A side-by-side comparison shows a video game character with 'DLSS 5 Off' on the left and 'DLSS 5 On' on the right, highlighting improved lighting and details with DLSS 5 enabled.

Neural Rendering: The Breakthrough Engine Behind Next-Level Visual Transformations

NVIDIA has revealed DLSS 5, a next-generation leap for its Deep Learning Super Sampling lineup, and it may be the most surprising gaming graphics announcement from GTC 2026. While DLSS has long been associated with smarter upscaling and better frame rates, DLSS 5 is being positioned as something bigger: a real-time AI-enhanced rendering approach that can transform the look of the entire final image, not just polish what’s already inside a frame.

During the event, NVIDIA CEO Jensen Huang described DLSS 5 as the result of combining controllable 3D graphics (structured, predictable, and grounded in the “truth” of virtual worlds) with generative AI and probabilistic computing (highly realistic, but not strictly deterministic). The key idea is that DLSS 5 aims to keep scenes controllable and consistent while still generating enhancements that look dramatically more photoreal. In practical terms, NVIDIA is pushing beyond traditional upscaling into a hybrid approach where AI can upgrade lighting, materials, and overall realism while staying faithful to the underlying game scene.

From what NVIDIA showed, DLSS 5 doesn’t appear to be limited to boosting sharpness or cleaning up aliasing. Instead, it’s designed to elevate the entire rendered output with enhanced visuals that can meaningfully change how the original render looks. The comparisons presented made it seem like a genuine “next-gen” shift—something that’s hard to compare directly to what gamers are used to seeing today.

This announcement also stands out because NVIDIA only recently introduced DLSS 4.5 at CES 2026, with a major update planned in the form of MFG 6x later this month. DLSS 5, however, looks built with future-facing GPU horsepower in mind. NVIDIA’s GTC 2026 demo reportedly ran on a dual RTX 5090 setup, though the company says DLSS 5 will be fully usable on a single RTX 50-series GPU as well. That detail strongly suggests DLSS 5 is designed to scale with modern high-end hardware, while still being accessible to a more typical enthusiast system.

So what exactly is DLSS 5 doing? NVIDIA says the technology takes a game’s color data and motion vectors for each frame as input, then uses an AI model to infuse the scene with photoreal lighting and materials. Importantly, those enhancements are anchored to the source 3D content and remain consistent from frame to frame, which is crucial for stable image quality during fast gameplay. NVIDIA also claims DLSS 5 runs in real time at up to 4K resolution, aiming for smooth, interactive performance rather than offline, pre-rendered visuals.

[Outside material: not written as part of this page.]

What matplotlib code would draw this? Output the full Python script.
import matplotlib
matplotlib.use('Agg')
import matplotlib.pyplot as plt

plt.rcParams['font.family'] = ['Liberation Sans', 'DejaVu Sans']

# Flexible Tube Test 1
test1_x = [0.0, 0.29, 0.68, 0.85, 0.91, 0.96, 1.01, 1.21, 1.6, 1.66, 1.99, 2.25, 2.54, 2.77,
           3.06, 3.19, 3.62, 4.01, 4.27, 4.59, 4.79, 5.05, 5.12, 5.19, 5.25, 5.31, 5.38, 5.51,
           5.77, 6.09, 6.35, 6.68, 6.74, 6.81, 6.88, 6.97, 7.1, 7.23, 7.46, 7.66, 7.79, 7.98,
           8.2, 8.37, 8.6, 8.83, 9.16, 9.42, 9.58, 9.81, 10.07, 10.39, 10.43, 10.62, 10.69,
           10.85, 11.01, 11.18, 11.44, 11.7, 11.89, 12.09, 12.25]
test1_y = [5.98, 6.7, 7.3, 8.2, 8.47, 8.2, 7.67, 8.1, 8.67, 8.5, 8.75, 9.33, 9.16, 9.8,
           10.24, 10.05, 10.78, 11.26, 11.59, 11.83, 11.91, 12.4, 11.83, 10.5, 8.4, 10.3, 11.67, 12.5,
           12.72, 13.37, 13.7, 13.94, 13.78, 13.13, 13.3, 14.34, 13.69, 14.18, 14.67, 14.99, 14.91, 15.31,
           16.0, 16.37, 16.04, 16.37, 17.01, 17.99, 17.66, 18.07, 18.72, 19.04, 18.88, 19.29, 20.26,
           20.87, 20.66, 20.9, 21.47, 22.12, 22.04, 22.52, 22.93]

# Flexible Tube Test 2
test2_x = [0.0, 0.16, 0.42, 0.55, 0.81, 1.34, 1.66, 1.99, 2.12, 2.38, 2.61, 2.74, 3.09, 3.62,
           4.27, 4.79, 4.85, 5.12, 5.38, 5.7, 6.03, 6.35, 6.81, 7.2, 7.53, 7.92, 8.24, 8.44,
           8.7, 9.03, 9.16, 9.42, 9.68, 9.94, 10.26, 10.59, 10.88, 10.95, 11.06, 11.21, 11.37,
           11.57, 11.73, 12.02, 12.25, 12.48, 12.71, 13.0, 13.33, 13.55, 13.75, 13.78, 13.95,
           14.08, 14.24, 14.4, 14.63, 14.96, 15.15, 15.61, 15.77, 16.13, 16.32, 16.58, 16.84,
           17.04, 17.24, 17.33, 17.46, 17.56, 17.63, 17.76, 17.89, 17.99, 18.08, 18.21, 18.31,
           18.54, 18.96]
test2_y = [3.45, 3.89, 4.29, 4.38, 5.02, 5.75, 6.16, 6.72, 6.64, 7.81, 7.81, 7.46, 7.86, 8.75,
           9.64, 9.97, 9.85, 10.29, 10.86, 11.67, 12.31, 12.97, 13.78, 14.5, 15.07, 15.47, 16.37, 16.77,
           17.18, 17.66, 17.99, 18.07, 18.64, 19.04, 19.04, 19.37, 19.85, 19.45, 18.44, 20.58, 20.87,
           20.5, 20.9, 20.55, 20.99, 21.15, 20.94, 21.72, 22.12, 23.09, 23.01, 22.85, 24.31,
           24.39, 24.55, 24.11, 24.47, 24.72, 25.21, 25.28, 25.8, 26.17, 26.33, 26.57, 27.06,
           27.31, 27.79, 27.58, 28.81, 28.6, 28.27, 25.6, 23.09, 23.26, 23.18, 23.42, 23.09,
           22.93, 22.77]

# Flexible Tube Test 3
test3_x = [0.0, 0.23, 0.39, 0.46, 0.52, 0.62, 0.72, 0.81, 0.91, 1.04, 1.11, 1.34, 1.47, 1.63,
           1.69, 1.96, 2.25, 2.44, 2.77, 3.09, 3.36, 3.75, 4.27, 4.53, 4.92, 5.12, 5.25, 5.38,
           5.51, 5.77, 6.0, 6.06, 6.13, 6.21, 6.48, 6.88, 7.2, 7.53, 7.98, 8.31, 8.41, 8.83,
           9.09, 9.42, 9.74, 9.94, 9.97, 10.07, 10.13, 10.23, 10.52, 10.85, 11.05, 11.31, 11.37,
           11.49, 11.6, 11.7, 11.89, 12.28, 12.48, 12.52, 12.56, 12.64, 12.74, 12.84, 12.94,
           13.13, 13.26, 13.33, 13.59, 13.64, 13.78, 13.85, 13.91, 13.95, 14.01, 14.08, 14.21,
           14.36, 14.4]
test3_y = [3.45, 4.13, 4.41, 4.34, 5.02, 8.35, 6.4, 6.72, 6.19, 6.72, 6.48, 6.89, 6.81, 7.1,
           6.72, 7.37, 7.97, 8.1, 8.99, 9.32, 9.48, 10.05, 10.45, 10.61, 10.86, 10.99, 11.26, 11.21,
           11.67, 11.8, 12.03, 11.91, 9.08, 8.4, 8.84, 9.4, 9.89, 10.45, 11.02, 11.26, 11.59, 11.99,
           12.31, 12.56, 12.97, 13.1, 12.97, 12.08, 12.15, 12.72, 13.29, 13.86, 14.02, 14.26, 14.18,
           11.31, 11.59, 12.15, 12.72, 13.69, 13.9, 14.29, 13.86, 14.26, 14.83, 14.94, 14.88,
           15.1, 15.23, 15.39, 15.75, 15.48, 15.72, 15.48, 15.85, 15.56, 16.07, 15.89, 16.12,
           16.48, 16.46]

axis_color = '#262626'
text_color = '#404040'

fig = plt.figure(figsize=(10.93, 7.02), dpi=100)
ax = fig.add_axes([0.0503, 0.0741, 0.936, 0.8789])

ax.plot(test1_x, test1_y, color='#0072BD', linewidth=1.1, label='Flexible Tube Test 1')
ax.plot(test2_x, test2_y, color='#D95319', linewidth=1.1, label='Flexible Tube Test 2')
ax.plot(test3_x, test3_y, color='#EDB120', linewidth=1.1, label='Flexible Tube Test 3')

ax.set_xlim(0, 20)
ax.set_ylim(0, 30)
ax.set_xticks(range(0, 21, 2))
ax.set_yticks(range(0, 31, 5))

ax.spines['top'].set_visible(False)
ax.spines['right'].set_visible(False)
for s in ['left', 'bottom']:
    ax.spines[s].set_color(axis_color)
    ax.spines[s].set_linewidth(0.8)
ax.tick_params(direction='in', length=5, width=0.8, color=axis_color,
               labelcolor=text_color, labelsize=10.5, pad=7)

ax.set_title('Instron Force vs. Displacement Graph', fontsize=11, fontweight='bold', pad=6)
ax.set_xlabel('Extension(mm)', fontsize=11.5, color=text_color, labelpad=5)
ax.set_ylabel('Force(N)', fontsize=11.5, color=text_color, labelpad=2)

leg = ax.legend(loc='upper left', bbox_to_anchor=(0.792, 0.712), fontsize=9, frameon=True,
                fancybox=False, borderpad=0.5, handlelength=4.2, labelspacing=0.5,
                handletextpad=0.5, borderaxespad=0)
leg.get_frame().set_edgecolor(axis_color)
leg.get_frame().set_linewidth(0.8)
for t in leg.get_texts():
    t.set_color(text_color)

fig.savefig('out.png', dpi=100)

The AI model is trained end-to-end to recognize and interpret complex scene semantics—things like characters, hair, fabric, and translucent skin—along with environmental lighting situations such as front-lit scenes, back-lit scenes, and overcast conditions. NVIDIA says it can make these judgments from a single frame, then use that understanding to generate more visually accurate results. The company highlighted effects such as subsurface scattering on skin, the subtle sheen of fabric, and realistic light interaction with hair, while still retaining the core structure and meaning of the original scene.

For developers, NVIDIA emphasizes artistic control rather than a one-size-fits-all filter. DLSS 5 is said to include detailed controls for intensity, color grading, and masking, allowing teams to decide where enhancements apply and how strong they should be. That means studios can preserve a game’s unique visual identity while still taking advantage of AI-driven improvements. NVIDIA also notes that integration is designed to be straightforward through the same Streamline framework already used for current DLSS features and NVIDIA Reflex.

NVIDIA showcased a range of games expected to be among the early titles to use DLSS 5. The list includes Resident Evil Requiem, Starfield, Hogwarts Legacy, Assassin’s Creed Shadows, Delta Force, Naraka: Bladepoint, The Elder Scrolls IV: Oblivion Remastered, Sea of Remnants, Where Winds Meet, Black State, CINDER CITY, NTE: Neverness to Everness, and Justice. Additional mentioned titles include AION 2 and Phantom Blade Zero, alongside more games planned beyond the early lineup.

Support is expected from several major publishers and developers, including Bethesda, CAPCOM, Hotta Studio, NetEase, NCSOFT, S-GAME, Tencent, Ubisoft, and Warner Bros. Games. With that level of backing, DLSS 5 looks set to become a headline feature for big releases aiming to push lighting realism and material quality further, especially as path tracing continues to gain momentum across PC gaming.

While it may take time before players can see DLSS 5 widely deployed in shipping games, the announcement already changes the conversation around what “upscaling” means. NVIDIA is framing DLSS 5 as a technology that doesn’t merely reconstruct pixels, but instead enhances the final image with AI-driven lighting and material realism—while keeping it consistent, controllable, and designed for real-time gameplay.

NVIDIA says DLSS 5 is scheduled to debut in Fall 2026, with more information expected later this year.